Improve CRO, ICPs, and Streamline A/B Testing
Solving the of Conversion, Retention, and Growth Problems
Companies tend to treat low conversion rates as a performance issue to be tested away. We hope that a few more rounds of guesses will bring success.
While we cycle our Product, Design, and Engineering teams through cycles of slight changes and varied concepts, we’re losing.
- Visitors abandon the funnel or purchase.
- They bounce off our landing pages.
- They leave the checkout before completion.
Companies try to solve these issues by throwing marketing, SEO, PPC, and influencer money at the problem. The typical results: more traffic to a site that still doesn’t convert, more trial users for products and services, but they don’t want to stay or pay.
We find out why.
It’s hard to solve problems when you don’t fully understand the problems or your Experience Ecosystem. Delta CX uses qualitative research, human-to human conversations and observations, to learn your market’s tasks, behaviors, decisions, collaborators, preferences, and realities.
We can answer the hows and whys, and deliver actionable suggestions on what to do (and not do). For an example, see our case study about a hosting company struggling with funnel abandonment and low conversion rates.
ICPs: Shift from Demographics to Behaviors
Do all 50-year-old women behave the same? Need the same things? Have the same levels of savvy, knowledge, or experience? Of course not. Yet companies still segment and group people by demographics as if it’s 1950s America, conformity is key, and you can count on every housewife having the same amount of money, 2.7 children, and identical shopping behaviors.
“Personas” got muddy, complicated, and non-actionable, so we tried renaming them… customer profiles, segments, and target audiences… but that was a poor solution for a different problem. Call these groups anything you’d like, and redefine their parameters.
Reality is diverse.
You can’t say that you understand our market or audiences if you don’t understand them.
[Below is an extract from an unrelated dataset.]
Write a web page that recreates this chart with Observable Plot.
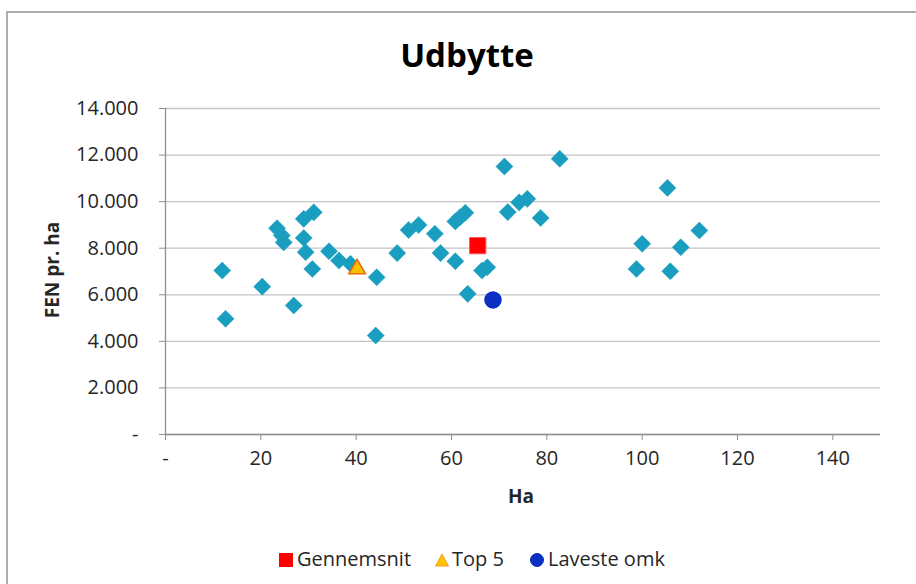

You can’t have empathy for people you avoid understanding.
Assumptions aren’t empathy. Role-playing or imagining what people might do isn’t empathy. False empathy can push us down the wrong paths. Teams that “really knew their customers” are surprised later when utilization is low, nobody cares about the new feature, or everybody who said they’d pay for it… won’t.
Delta CX uses properly planned and recruited qualitative research to help companies identify or refine their ideal customer profiles, segments, and personas. Shift away from assumptions and demographics.
Streamlining
A/B testing is normally done after products or services are live since you want to compare how A, our existing offering, performs against B, a changed or new version. We can remove false confidence by shepherding B through Delta CX’s Atomic Product-Market Fit process (or any good variation of The Scientific Method), before we build, release, or A/B test. But for many teams, B is their next guess dressed up as their new “hypothesis.”
Teams love A/B testing because it feels scientific, and the data makes the decision. But A/B testing won’t be the right tool for every job. It’s for optimization, not design, problem solving, or innovation. You can’t optimize your way out of strategic problems.
A/B testing has some downfalls, including:
- A/B testing requires you to create products or services that are available to the public. You won’t learn if something works or not until very late in the product or service development process. By then, you have invested time, money, and resources in live code, physical products, or personal services.
- A/B testing doesn’t tell us why something is better or worse. Something we’re measuring happened more or less often. Why? We claim that we A/B test to learn, but what did we learn? We don’t know more about what users need, so we don’t know what a significantly better design would look like. It’s FailureSquared™: failure to learn from failure.
- A/B testing can’t tell you what to design or build. We learned that something happened more or less frequently, but what should we change? What should remain unchanged because it’s working? A/B testing isn’t a design or problem-solving technique.
Strategic and streamlined A/B testing.
The best way to have more successful A/B tests is to have higher quality standards for B. Your customers have higher standards and expectations. Don’t disappoint them.
Evaluative research techniques can tell us long before an A/B test if B is likely to succeed. We learn all of this while B is still a concept or prototype. Failures are behind the scenes rather than being public releases competitors, investors, and the public sees… while paying customers are treated like laboratory rats.
Evaluative research tells you weeks or months before an A/B test whether B is worth building at all. That’s time, money, and dev cycles back in your pocket.
It’s also a more efficient path for innovation. You can’t A/B test your way to innovation. If you want fresh, new ideas that become competitive advantages, helping you leap over the competition, cycles of small experiments are unlikely to get us there.